Embrassades amicales et:
– Je te présente ma meilleure copine dit-elle à son chéri, à qui elle sert, aussi, d’assistante.
– Vous prendriez une vieille de 41 ans dans vos cours ? Je veux juste me défendre, contrer les agressions physiques, mais de façon hyper efficace, demande Marie…
-Pas de problème dit-il, avec un sourire à lui donner le tournis. On commence tout de suite, si Maryse veut bien vous prêter un kimono ?
…Marie fait de rapides progrès: elle fréquente le centre tous les jours , avec une rage d’apprendre et une détermination à exécuter toutes les prises…peu communes!

Un jour, la photo du cours de Tai Jitsu apparaît dans un article du canard du coin…et Marie se fait une réputation de « Calamity Jane »…au COR ! C’est vrai qu’avec ses santiags, ses petites chemises écossaises et ses jeans, on la sentait plus prête pour répondre à la bagarre…que pour minauder devant un baisemain!
Et le jour où elle promet à un éducateur qui avait durement frappé un élève de sa classe au point de lui laisser plein de bleus (le petit blond sur la photo), de lui arracher sa « virilité »,(d’accord , elle a été plus grossière), devant tous les élèves réunis dans la cour de récré, s’il commettait la lâcheté de recommencer et qu’elle a vu ce type se démonter de sa superbe…devant les élèves hilares et déchaînés, et les deux autres instits mâles et les autres éducateurs… incrédules, elle comprend qu’elle n’aura plus JAMAIS besoin d’un homme pour se défendre en tous lieux et pour toutes sortes de violences, à son égard à elle!
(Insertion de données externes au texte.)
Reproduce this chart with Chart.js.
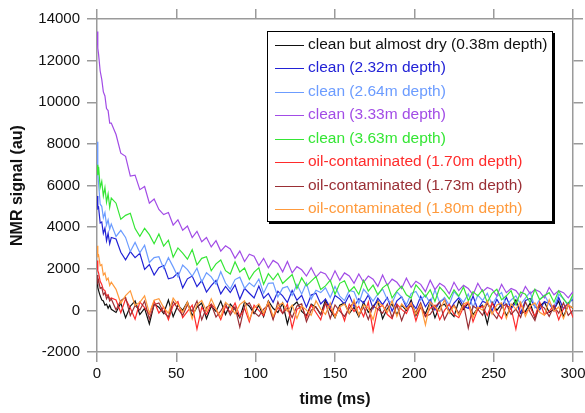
<!DOCTYPE html>
<html>
<head>
<meta charset="utf-8">
<script src="https://cdn.jsdelivr.net/npm/chart.js@4.4.0/dist/chart.umd.min.js"></script>
<style>
  html, body { margin: 0; padding: 0; background: #fff; }
  #wrap { width: 585px; height: 413px; position: relative; }
</style>
</head>
<body>
<div id="wrap"><canvas id="nmr"></canvas></div>
<script>
// sample times (ms), shared by every trace
const timeMs = [0,0.5,1,2,3,4,5,6,7,8,9,
  12,15,18,21,24,27,30,33,36,39,42,45,48,51,54,57,60,63,66,69,72,75,78,81,84,87,90,93,96,99,
  102,105,108,111,114,117,120,123,126,129,132,135,138,141,144,147,150,153,156,159,162,165,168,171,174,177,180,183,186,189,
  192,195,198,201,204,207,210,213,216,219,222,225,228,231,234,237,240,243,246,249,252,255,258,261,264,267,270,273,276,279,
  282,285,288,291,294,297,300];

const seriesNames = [
  'clean but almost dry (0.38m depth)',
  'clean (2.32m depth)',
  'clean (2.64m depth)',
  'clean (3.33m depth)',
  'clean (3.63m depth)',
  'oil-contaminated (1.70m depth)',
  'oil-contaminated (1.73m depth)',
  'oil-contaminated (1.80m depth)'
];

const dry038 = [1500,1100,950,700,500,450,250,300,100,250,50,
  -100,350,-350,200,450,-200,100,-650,300,150,
  -150,500,-300,250,0,400,-250,150,350,-400,
  200,-50,450,-200,300,50,-350,400,200,-150,
  250,-300,450,100,-100,350,-650,200,400,-50,
  -250,300,150,-200,500,0,-350,250,350,-150,
  150,-300,400,-100,200,450,-400,100,300,-200,
  250,0,500,-250,150,-150,400,-350,200,300,
  -50,-300,450,50,350,-200,100,250,-650,400,
  0,300,-250,150,500,-150,-50,350,-350,200,
  400,-100,50,450,-300,250,100];

const clean232 = [5500,4900,4950,4200,4250,3700,3950,3350,3700,3200,3500,
  3430,2795,2430,2825,2530,2745,1970,2205,1700,2050,
  2155,1515,1580,1805,1080,1515,1650,1140,1435,880,
  1185,1435,790,1150,860,1225,535,1055,825,595,
  1165,590,815,390,915,695,375,955,485,720,
  155,735,820,305,545,130,717,555,295,735,
  175,565,355,747,90,582,275,618,-38,456,
  650,145,390,85,680,176,522,18,414,561,
  -42,355,602,199,97,694,42,440,338,-14,
  534,132,631,79,378,-124,475,574,173,22,
  421,320,-31,618,67,366,515];

const clean264 = [8100,6500,6100,5100,5000,4450,4700,4100,4350,3900,4150,
  3550,3845,3505,2825,3265,2770,3130,2300,2535,2575,
  2025,2530,2090,1610,2180,1960,1640,2025,1365,1810,
  1610,1260,1860,1315,1025,1480,1595,1060,1320,1140,
  1505,825,1300,1320,645,1070,1145,720,1250,780,
  1310,540,970,855,1085,620,1150,685,470,955,
  895,330,1015,755,445,785,1025,515,355,895,
  635,275,815,905,500,740,335,980,370,615,
  260,905,650,395,790,135,730,475,820,265,
  662,858,205,500,697,294,590,887,134,532,
  729,327,175,773,571,219,667];

const clean333 = [13400,12600,12300,11500,11100,10500,10300,9700,9600,9000,9000,
  8450,7550,7400,6450,6500,5800,5950,5150,5350,4850,
  4600,4700,4100,4350,3850,4050,3500,3800,3300,3500,
  3050,3350,2850,3100,2950,2500,2850,2350,2700,2600,
  2150,2500,2050,2400,2250,1850,2350,1800,2100,1950,
  1650,2050,1600,1850,1750,1400,1900,1450,1800,1650,
  1300,1750,1350,1650,1500,1150,1700,1200,1500,1350,
  1050,1550,1100,1400,1250,900,1450,1000,1300,1150,
  800,1350,950,1200,1050,750,1300,900,1100,1000,
  700,1250,850,1050,950,650,1150,800,1000,900,
  600,1100,750,950,850,600,900];

const clean363 = [7000,6500,6900,5900,6200,5500,5900,5200,5600,4950,5400,
  5150,4375,4565,4665,3930,3555,3945,3640,3200,3665,
  3090,3370,2555,3000,2750,2460,2920,2185,2500,2580,
  1905,2235,2420,1910,1750,2340,1840,2035,1485,1840,
  2045,1250,1760,1470,1780,1295,1510,1725,1045,1560,
  1180,1405,1625,1000,1175,1450,775,1300,1425,905,
  1135,765,1445,930,1210,745,1080,1260,595,930,
  1165,750,590,1225,965,650,990,430,1120,860,
  550,990,680,1120,460,900,695,985,380,820,
  1015,505,700,945,285,880,775,370,1015,510,
  705,850,395,940,535,280,775];

const oil170 = [2400,1900,1800,1400,1250,1000,950,700,750,550,600,
  500,-115,542,109,-420,404,131,-190,442,-124,
  162,-451,238,428,-350,-50,250,-900,150,-200,
  300,50,-450,200,-100,350,-300,100,-550,250,
  0,-250,400,-400,150,-150,300,-850,50,200,
  -350,250,-100,-450,350,100,-250,150,-500,300,
  -50,200,-300,400,-1000,100,250,-200,-400,300,
  50,-150,350,-500,200,-300,100,250,-450,0,
  300,-200,-350,150,400,-550,50,200,-250,350,
  -100,-400,250,100,-900,300,-150,150,-300,400,
  -200,-50,250,-450,100,300,-350];

const oil173 = [1700,1350,1450,1050,1100,750,850,550,700,450,550,
  30,470,633,-251,230,13,447,-417,270,359,
  -101,-311,431,73,-234,260,-46,450,-455,140,
  285,-320,-22,325,-228,170,-800,216,365,-87,
  -290,60,260,-440,410,-140,110,-340,210,310,
  -540,10,160,-190,360,-390,260,-40,-290,110,
  410,-240,160,-440,210,60,-140,310,-340,260,
  -490,110,210,-90,360,-290,-190,160,410,-440,
  10,260,-140,310,-850,210,60,-240,360,-90,
  -390,160,310,-190,60,-340,410,-90,-490,260,
  110,-290,210,-140,360,-240,10];

const oil180 = [3100,2600,2650,2150,2200,1700,1800,1450,1550,1200,1350,
  1010,340,707,941,237,390,701,-133,487,560,
  136,-135,597,280,-85,402,-409,280,471,-37,
  556,50,-306,389,185,-169,277,460,-440,110,
  310,-140,410,-290,210,360,-40,260,-390,210,
  10,-240,460,60,-190,360,-340,160,310,-140,
  510,-240,260,110,-440,410,210,-90,460,-290,
  310,60,360,-190,260,-700,410,160,-40,510,
  -140,210,-240,310,410,-340,160,10,460,-190,
  260,360,-390,310,60,410,-290,210,360,-90,
  -240,510,-40,160,-390,260,110];

const seriesValues = [dry038, clean232, clean264, clean333, clean363, oil170, oil173, oil180];
const seriesColors = ['#111111', '#2222d6', '#6c9cff', '#a24ce6', '#35e635', '#ff2b2b', '#9a2f35', '#ff9a3c'];

const xTicks = { min: 0, max: 300, step: 50 };
const yTicks = { min: -2000, max: 14000, step: 2000 };

(function() {
  const fontFamily = '"Liberation Sans", Arial, sans-serif';
  const axisGray = '#9a9a9a';

  // legend drawn as a framed box inside the plot, text coloured like its trace
  const boxLegend = {
    id: 'boxLegend',
    afterDatasetsDraw(chart) {
      const ctx = chart.ctx;
      const ca = chart.chartArea;
      const x0 = ca.left + 170, y0 = ca.top + 12;
      const w = 286, h = 191;
      ctx.save();
      ctx.fillStyle = '#000';
      ctx.fillRect(x0 + 2, y0 + 2, w, h);
      ctx.fillStyle = '#fff';
      ctx.fillRect(x0, y0, w, h);
      ctx.strokeStyle = '#000';
      ctx.lineWidth = 1;
      ctx.strokeRect(x0 + 0.5, y0 + 0.5, w - 1, h - 1);
      ctx.font = '15.5px ' + fontFamily;
      ctx.textBaseline = 'middle';
      ctx.textAlign = 'left';
      seriesNames.forEach((name, i) => {
        const y = y0 + 13.5 + i * 23.5;
        ctx.strokeStyle = seriesColors[i];
        ctx.lineWidth = 1;
        ctx.beginPath();
        ctx.moveTo(x0 + 8, Math.round(y) + 0.5);
        ctx.lineTo(x0 + 37, Math.round(y) + 0.5);
        ctx.stroke();
        ctx.fillStyle = seriesColors[i];
        ctx.fillText(name, x0 + 41, y);
      });
      ctx.restore();
    }
  };

  const gridOpts = { drawOnChartArea: false, drawTicks: true, tickLength: 10, color: axisGray, lineWidth: 1.5 };
  const borderOpts = { display: true, color: axisGray, width: 1.5 };
  const tickFont = { family: fontFamily, size: 15 };
  const titleFont = { family: fontFamily, size: 16, weight: 'bold' };
  const plainNumber = v => String(v);

  const datasets = seriesValues.map((vals, i) => ({
    label: seriesNames[i],
    data: timeMs.map((t, k) => ({ x: t, y: vals[k] })),
    borderColor: seriesColors[i],
    backgroundColor: seriesColors[i],
    borderWidth: 1.2,
    pointRadius: 0,
    tension: 0,
    fill: false,
    order: seriesValues.length - 1 - i
  }));

  new Chart(document.getElementById('nmr'), {
    type: 'line',
    data: { datasets },
    options: {
      responsive: true,
      maintainAspectRatio: false,
      animation: false,
      devicePixelRatio: 1,
      layout: { padding: 0 },
      plugins: { legend: { display: false }, tooltip: { enabled: false } },
      scales: {
        x: {
          type: 'linear', position: 'bottom',
          min: xTicks.min, max: xTicks.max,
          ticks: { stepSize: xTicks.step, color: '#111', font: tickFont, padding: 3, maxRotation: 0, callback: plainNumber },
          grid: gridOpts, border: borderOpts,
          title: { display: true, text: 'time (ms)', color: '#111', font: titleFont, padding: { top: 0, bottom: 4 } },
          afterFit(s) { s.height = 61; s.paddingLeft = 0; s.paddingRight = 0; }
        },
        x2: {
          type: 'linear', position: 'top',
          min: xTicks.min, max: xTicks.max,
          ticks: { stepSize: xTicks.step, display: false },
          grid: gridOpts, border: borderOpts,
          afterFit(s) { s.height = 19; s.paddingLeft = 0; s.paddingRight = 0; }
        },
        y: {
          type: 'linear', position: 'left',
          min: yTicks.min, max: yTicks.max,
          ticks: { stepSize: yTicks.step, color: '#111', font: tickFont, padding: 7, callback: plainNumber },
          grid: gridOpts, border: borderOpts,
          title: { display: true, text: 'NMR signal (au)', color: '#111', font: titleFont, padding: { top: 8, bottom: 0 } },
          afterFit(s) { s.width = 97; s.paddingTop = 0; s.paddingBottom = 0; }
        },
        y2: {
          type: 'linear', position: 'right',
          min: yTicks.min, max: yTicks.max,
          ticks: { stepSize: yTicks.step, display: false },
          grid: gridOpts, border: borderOpts,
          afterFit(s) { s.width = 12; s.paddingTop = 0; s.paddingBottom = 0; }
        }
      }
    },
    plugins: [boxLegend]
  });
})();
</script>
</body>
</html>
Le meilleur souvenir de ce centre, c’est quand le père de Sébastien,( à droite de Marie en regardant la photo), est venu la remercier, parce que son gamin chéri de 12 ans, avait ENFIN, réussi à déchiffrer les destinations écrites…sur les panneaux de l’autoroute A9… « Je ne l’espérais plus », lui dit-il, les yeux humides.

Le plus…inattendu, c’est la remarque d’un jeune psy sympa :  » Je sais quand tu es passée dans l’escalier peu avant…car il y flotte un souvenir de plage au parfum de Monoï ( L’huile de « beauté » de Marie).

Le plus drôle, c’est la fois où l’un des jumeaux plein de sève, qui l’attendait caché derrière la porte menant à l’escalier, lui a proposé de « faire l’amour ». Elle lui a répondu qu’elle voulait d’abord vérifier « le calibre », en approchant la main de son bas ventre; il a crié et pris la poudre d’escampette ! Depuis ce jour, et après des excuses spontanées, il s’est auto-proclamé son…garde du corps!

Marie est restée deux ans, dans ce centre, avant de rejoindre une classe de perf « normale », en Martinique. Deux ans de relations vraies, fortes et empreintes d’une intensité et d’une tendresse inimaginables, comme peuvent en être capables…parfois, des tabassés de la vie.